Elegías

ABC 02/02/14
JON JUARISTI

· Con Félix Grande, se va una parte de la mejor poesía contemporánea española, de raíz machadiana y humanista

EL pasado jueves murió Félix Grande. Nos vimos poco durante estos años de crisis y de bronca, tan malos para la lírica, pero mi estima por él y por su poesía nunca decayó y prefiero suponer que tampoco lo hizo la reciprocidad que existió en su día. Conservo sus libros con dedicatorias manuscritas, hasta los últimos, de 2010 y 2011: La cabellera de la Shoah y Libro de fa

milia. En el verano de 2010 intervinimos junto con su mujer, Francisca Aguirre, y un amigo común que también se nos ha ido, Manuel Fernández Montesinos, en un curso/homenaje a Miguel Hernández con ocasión de su centenario. Fue, por lo que recuerdo, un combate de esgrima, porque con Manolo delante era inevitable evocar a García Lorca y la poca simpatía que profesó este al poeta de Orihuela. Para Félix, Miguel Hernández era intocable, y su apología del mismo tuvo un timbre de indignación que desconcertó a un auditorio relajado, estival y patidifuso.

Porque Félix se tomaba la poesía muy en serio, y en eso contrastaba con los poetas de las generaciones posteriores a la suya, irónicos, profesorales, desencantados y de vuelta de casi todo sin haber ido. Félix, nacido en plena guerra civil de un padre miliciano y una madre enfermera de la República, hijo de vencidos, cuidó cabras en su mocedad manchega y se ganó la vida deslomándose. Fue un escritor autodidacta, un magnífico poeta, pero demasiado grave para la levedad del ser, que es la nota dominante de los tiempos posmetafísicos. Socialista congénito, permaneció al margen de la poesía social y asimiló, en cambio, la influencia de la lírica rehumanizada de los Panero, Rosales y Vivanco, declaradamente antivanguardista. Con todo, su absoluta impermeabilidad a la ironía no derivaba de magisterios literarios, sino de una bondad espontánea y de una inagotable capacidad de asombro.

A raíz de su visita a Auschwitz, Félix me invitó a comer en la casa de la calle Alenza donde ha vivido con las dos poetas que más quiso, Paquita y Lupe, su mujer y su hija, porque necesitaba hablar del Holocausto y de la historia de los judíos, un asunto nuevo para él y con el que se comprometió a fondo, de un modo existencial y existencialista, como acostumbraba hacerlo con las causas que creía justas. Acudía desde entonces a las conferencias y mesas redondas sobre antisemitismo que tenían lugar en Madrid, sin tomar la palabra en los coloquios, en actitud atenta y silenciosa. Era su forma de expresar su solidaridad con los judíos en medio de una judeofobia rediviva: esa presencia respetuosa y su poesía última y definitiva, los mil versos de La cabellera de la Shoah, acaso el canto del cisne del poema extenso en español, para el que ya no tenemos un órgano de lectura. Si es, en efecto, el final del género, no hay duda de que se trata de un final brillante. Una de las elegías mayores de nuestra lengua.

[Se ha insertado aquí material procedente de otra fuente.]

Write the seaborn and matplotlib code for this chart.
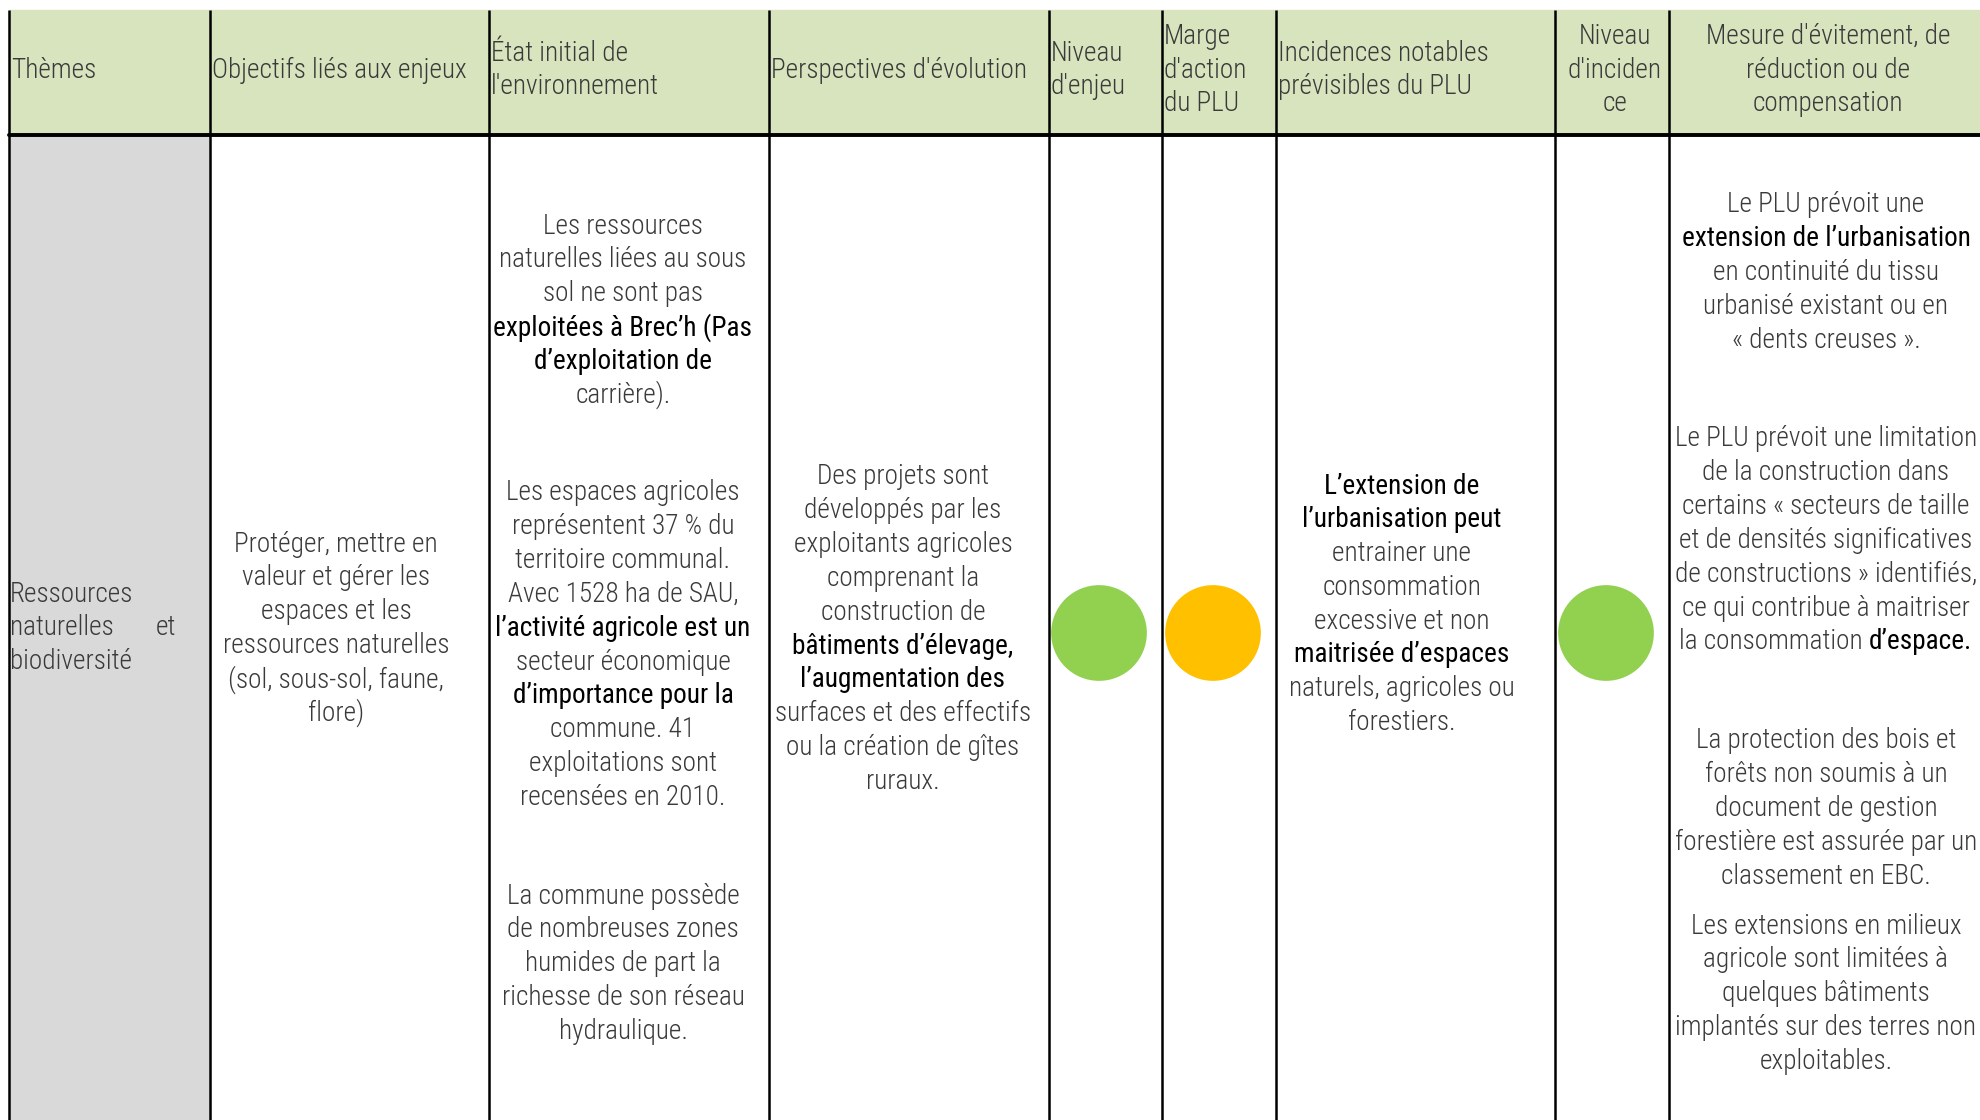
import numpy as np
import pandas as pd
import seaborn as sns
import matplotlib.pyplot as plt
from matplotlib import font_manager
from matplotlib.patches import Rectangle

sns.set_theme(style='white')

installed = {f.name for f in font_manager.fontManager.ttflist}
narrow = [f for f in ['Liberation Sans Narrow', 'Roboto Condensed', 'Liberation Sans'] if f in installed]
plt.rcParams['font.family'] = narrow[:1] + ['DejaVu Sans']

# column layout (pixels) and header texts
col_edges = [9, 210, 489, 769, 1049, 1162, 1276, 1555, 1669, 1981]
headers = [["Thèmes"], ["Objectifs liés aux enjeux"], ["État initial de", "l'environnement"],
           ["Perspectives d'évolution"], ["Niveau", "d'enjeu"], ["Marge", "d'action", "du PLU"],
           ["Incidences notables", "prévisibles du PLU"], ["Niveau", "d'inciden", "ce"],
           ["Mesure d'évitement, de", "réduction ou de", "compensation"]]
header_align = ['left'] * 7 + ['center', 'center']

# level columns: Niveau d'enjeu, Marge d'action, Niveau d'incidence
level_x = [1099, 1213, 1606]
level_colors = ['#92D050', '#FFC000', '#92D050']

# body text, *...* marks emphasised (black) runs
theme_lines = ["Ressources", "naturelles", "biodiversité"]

objectifs = [["Protéger, mettre en", "valeur et gérer les", "espaces et les",
              "ressources naturelles", "(sol, sous-sol, faune,", "flore)"]]

etat_initial = [
    ["Les ressources", "naturelles liées au sous", "sol ne sont pas",
     "*exploitées à Brec’h (Pas*", "*d’exploitation de*", "carrière)."],
    ["Les espaces agricoles", "représentent 37 % du", "territoire communal.",
     "Avec 1528 ha de SAU,", "*l’activité agricole est un*", "secteur économique",
     "*d’importance pour la*", "commune. 41", "exploitations sont", "recensées en 2010."],
    ["La commune possède", "de nombreuses zones", "humides de part la",
     "richesse de son réseau", "hydraulique."],
]

perspectives = [["Des projets sont", "développés par les", "exploitants agricoles",
                 "comprenant la", "construction de", "*bâtiments d’élevage,*",
                 "*l’augmentation des*", "surfaces et des effectifs",
                 "ou la création de gîtes", "ruraux."]]

incidences = [["*L’extension de*", "*l’urbanisation peut*", "entrainer une",
               "consommation", "excessive et non", "*maitrisée d’espaces*",
               "naturels, agricoles ou", "forestiers."]]

mesures = [
    ["Le PLU prévoit une", "*extension de l’urbanisation*", "en continuité du tissu",
     "urbanisé existant ou en", "« dents creuses »."],
    ["Le PLU prévoit une limitation", "de la construction dans",
     "certains « secteurs de taille", "et de densités significatives",
     "de constructions » identifiés,", "ce qui contribue à maitriser",
     "la consommation *d’espace.*"],
    ["La protection des bois et", "forêts non soumis à un", "document de gestion",
     "forestière est assurée par un", "classement en EBC."],
    ["Les extensions en milieux", "agricole sont limitées à", "quelques bâtiments",
     "implantés sur des terres non", "exploitables."],
]

# (text centre x, paragraphs, first-line y of each paragraph)
body = [
    (336, objectifs, [544]),
    (623, etat_initial, [226, 493, 896]),
    (903, perspectives, [477]),
    (1402, incidences, [486]),
    (1826, mesures, [205, 439, 741, 926]),
]

W, H = 1981, 1120
TOP, HEAD_BOT = 10, 135
LINE = 33.8
FS = 19.6
NORMAL_C = '#3a3a3a'
HEADER_GREEN = '#D7E4BD'
GREY = '#D9D9D9'
LIGHT = 'light'

fig = plt.figure(figsize=(W / 100, H / 100), dpi=100)
ax = fig.add_axes([0, 0, 1, 1])
ax.set_xlim(0, W)
ax.set_ylim(H, 0)
ax.axis('off')

# backgrounds
ax.add_patch(Rectangle((col_edges[0], TOP), W - col_edges[0], HEAD_BOT - TOP,
                       color=HEADER_GREEN, zorder=0))
ax.add_patch(Rectangle((col_edges[0], HEAD_BOT), col_edges[1] - col_edges[0], H - HEAD_BOT,
                       color=GREY, zorder=0))

# grid lines
for x in col_edges[:-1]:
    ax.plot([x, x], [TOP, H], color='black', lw=1.8, zorder=3, solid_capstyle='butt')
ax.plot([col_edges[0], W], [HEAD_BOT, HEAD_BOT], color='black', lw=2.8, zorder=3)

# header texts
HEAD_MID = 70
for i, (lines, al) in enumerate(zip(headers, header_align)):
    x0, x1 = col_edges[i], col_edges[i + 1]
    x = x0 + 2 if al == 'left' else (x0 + x1) / 2 + 3
    first = HEAD_MID - (len(lines) - 1) * LINE / 2
    for j, line in enumerate(lines):
        ax.text(x, first + j * LINE, line, ha=al, va='center', fontsize=FS,
                color=NORMAL_C, fontweight=LIGHT)

renderer = fig.canvas.get_renderer()


def draw_line(xc, y, line):
    parts = line.split('*')
    items = []
    for k, p in enumerate(parts):
        if not p:
            continue
        strong = k % 2 == 1
        t = ax.text(0, y, p, ha='left', va='center', fontsize=FS,
                    fontweight='normal' if strong else LIGHT,
                    color='black' if strong else NORMAL_C)
        items.append(t)
    widths = [t.get_window_extent(renderer).width for t in items]
    x = xc - sum(widths) / 2
    for t, w in zip(items, widths):
        t.set_x(x)
        x += w


for xc, paragraphs, starts in body:
    for para, y0 in zip(paragraphs, starts):
        for j, line in enumerate(para):
            draw_line(xc, y0 + j * LINE, line)

# themes column: justified text
ty = 594
kw = dict(va='center', fontsize=FS, color=NORMAL_C, fontweight=LIGHT)
ax.text(col_edges[0] + 1, ty, theme_lines[0], ha='left', **kw)
ax.text(col_edges[0] + 1, ty + LINE, theme_lines[1], ha='left', **kw)
ax.text(176, ty + LINE, "et", ha='right', **kw)
ax.text(col_edges[0] + 1, ty + 2 * LINE, theme_lines[2], ha='left', **kw)

# level circles
levels = pd.DataFrame({
    'x': level_x,
    'y': [633] * len(level_x),
    'col': level_colors,
})
sns.scatterplot(data=levels, x='x', y='y', hue='col', palette={c: c for c in level_colors},
                s=4750, linewidth=0, legend=False, ax=ax, zorder=4)
ax.set_xlim(0, W)
ax.set_ylim(H, 0)
ax.axis('off')

fig.savefig('out.png', dpi=100)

En la poesía de Félix Grande hay un ímpetu torrencial. Tenía mucho que decir, y todo lo que escribió está cargado de sentido, de buen sentido. No es una poesía para ser aprendida de memoria, pero resiste al olvido porque abundan en ella versos clásicos e indelebles. No suelo rezar y, sin embargo, repito con frecuencia una plegaria dirigida al vacío. Son cuatro versos no consecutivos de un poema de
La noria, que expresan a la vez conformidad con la finitud y esperanza: «Me moriré diciendo/ que la vida era buena (…)/ La quiero para siempre/ con muchísimo amor». Si el querer la vida con muchísimo amor fuera condición necesaria y suficiente para alcanzar una vida para siempre, Félix sería tan digno de ella como del reconocimiento merecidísimo que logró como escritor y como excelente ser humano.